• DATA SUPPLIED:
--- Start ---

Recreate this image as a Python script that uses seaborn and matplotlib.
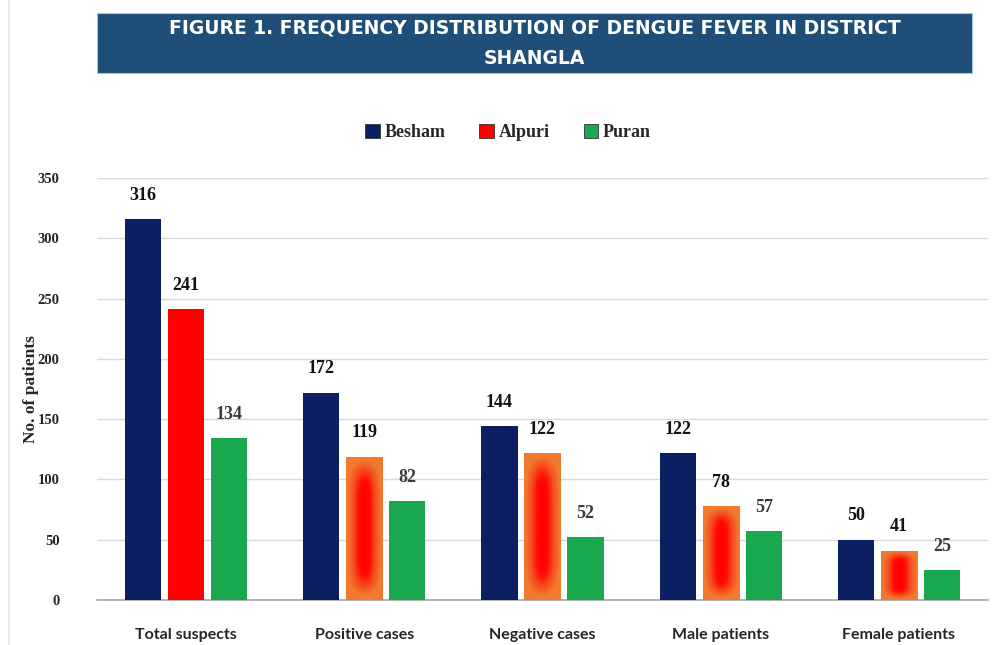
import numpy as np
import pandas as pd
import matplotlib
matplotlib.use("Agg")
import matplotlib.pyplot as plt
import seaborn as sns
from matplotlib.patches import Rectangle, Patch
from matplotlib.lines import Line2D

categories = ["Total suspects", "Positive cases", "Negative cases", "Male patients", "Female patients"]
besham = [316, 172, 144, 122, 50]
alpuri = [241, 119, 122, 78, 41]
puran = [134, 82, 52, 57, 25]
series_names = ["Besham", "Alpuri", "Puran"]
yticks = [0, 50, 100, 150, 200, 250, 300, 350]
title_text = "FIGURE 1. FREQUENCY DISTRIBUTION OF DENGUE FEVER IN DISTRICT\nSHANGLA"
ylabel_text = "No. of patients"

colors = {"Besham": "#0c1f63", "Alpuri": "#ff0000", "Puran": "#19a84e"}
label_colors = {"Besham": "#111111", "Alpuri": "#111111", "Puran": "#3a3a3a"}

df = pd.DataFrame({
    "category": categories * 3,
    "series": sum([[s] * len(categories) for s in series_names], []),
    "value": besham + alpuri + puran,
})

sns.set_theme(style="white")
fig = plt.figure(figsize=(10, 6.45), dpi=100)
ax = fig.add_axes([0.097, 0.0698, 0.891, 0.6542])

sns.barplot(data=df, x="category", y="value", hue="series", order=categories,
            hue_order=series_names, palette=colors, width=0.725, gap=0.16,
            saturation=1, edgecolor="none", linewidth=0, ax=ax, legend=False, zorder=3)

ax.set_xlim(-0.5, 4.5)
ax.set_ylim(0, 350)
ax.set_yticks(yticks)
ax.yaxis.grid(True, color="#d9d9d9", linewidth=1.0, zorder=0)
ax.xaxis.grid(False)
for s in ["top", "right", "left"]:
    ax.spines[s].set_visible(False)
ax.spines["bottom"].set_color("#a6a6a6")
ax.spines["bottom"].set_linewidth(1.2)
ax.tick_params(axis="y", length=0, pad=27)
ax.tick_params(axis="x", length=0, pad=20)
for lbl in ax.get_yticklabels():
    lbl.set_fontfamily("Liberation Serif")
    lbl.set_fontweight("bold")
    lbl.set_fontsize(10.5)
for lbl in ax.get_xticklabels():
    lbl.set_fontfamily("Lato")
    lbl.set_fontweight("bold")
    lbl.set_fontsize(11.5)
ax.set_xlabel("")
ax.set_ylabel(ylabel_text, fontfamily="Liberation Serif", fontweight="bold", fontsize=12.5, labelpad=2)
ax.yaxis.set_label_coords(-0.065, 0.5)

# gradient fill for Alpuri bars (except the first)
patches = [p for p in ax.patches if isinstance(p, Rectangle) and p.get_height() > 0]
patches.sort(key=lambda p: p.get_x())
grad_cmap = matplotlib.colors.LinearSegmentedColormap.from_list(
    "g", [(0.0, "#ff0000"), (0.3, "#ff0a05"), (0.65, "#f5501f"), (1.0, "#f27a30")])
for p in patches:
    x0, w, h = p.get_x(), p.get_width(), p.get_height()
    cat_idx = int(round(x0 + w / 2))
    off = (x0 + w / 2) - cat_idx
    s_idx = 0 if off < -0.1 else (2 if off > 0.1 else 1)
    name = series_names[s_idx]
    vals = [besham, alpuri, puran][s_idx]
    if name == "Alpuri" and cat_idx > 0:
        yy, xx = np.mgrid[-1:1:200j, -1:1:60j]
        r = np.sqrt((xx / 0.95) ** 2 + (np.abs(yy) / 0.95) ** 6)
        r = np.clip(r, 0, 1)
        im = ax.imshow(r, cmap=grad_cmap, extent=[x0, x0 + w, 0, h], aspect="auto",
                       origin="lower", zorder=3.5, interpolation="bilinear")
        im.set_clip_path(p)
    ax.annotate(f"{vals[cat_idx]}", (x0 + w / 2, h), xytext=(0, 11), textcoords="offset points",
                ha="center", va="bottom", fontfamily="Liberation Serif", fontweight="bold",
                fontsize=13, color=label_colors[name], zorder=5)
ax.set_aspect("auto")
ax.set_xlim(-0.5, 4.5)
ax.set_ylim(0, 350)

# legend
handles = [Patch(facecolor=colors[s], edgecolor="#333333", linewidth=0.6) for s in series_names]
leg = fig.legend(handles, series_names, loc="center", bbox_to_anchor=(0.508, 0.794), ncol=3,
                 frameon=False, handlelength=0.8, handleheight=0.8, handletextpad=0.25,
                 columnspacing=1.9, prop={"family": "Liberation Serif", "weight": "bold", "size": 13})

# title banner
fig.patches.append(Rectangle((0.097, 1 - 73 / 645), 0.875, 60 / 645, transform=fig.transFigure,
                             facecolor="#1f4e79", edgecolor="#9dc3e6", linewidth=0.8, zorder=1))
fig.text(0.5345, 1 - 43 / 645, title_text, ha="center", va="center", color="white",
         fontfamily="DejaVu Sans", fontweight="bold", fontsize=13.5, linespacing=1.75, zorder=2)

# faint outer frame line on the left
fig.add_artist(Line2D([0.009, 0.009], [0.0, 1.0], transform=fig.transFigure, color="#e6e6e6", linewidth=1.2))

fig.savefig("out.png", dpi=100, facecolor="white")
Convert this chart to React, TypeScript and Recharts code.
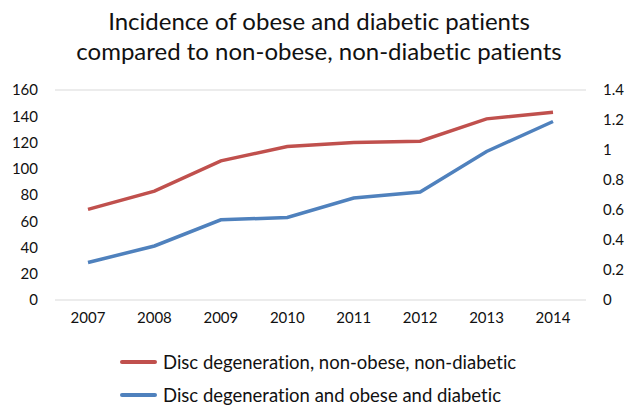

--- End ---

• EXERCISE GOAL:
Note each line of the entries that has "matplotlib" in it, and copy those lines.

• EXERCISE ANSWER:
Recreate this image as a Python script that uses seaborn and matplotlib.
import matplotlib
matplotlib.use("Agg")
import matplotlib.pyplot as plt
from matplotlib.patches import Rectangle, Patch
from matplotlib.lines import Line2D
grad_cmap = matplotlib.colors.LinearSegmentedColormap.from_list(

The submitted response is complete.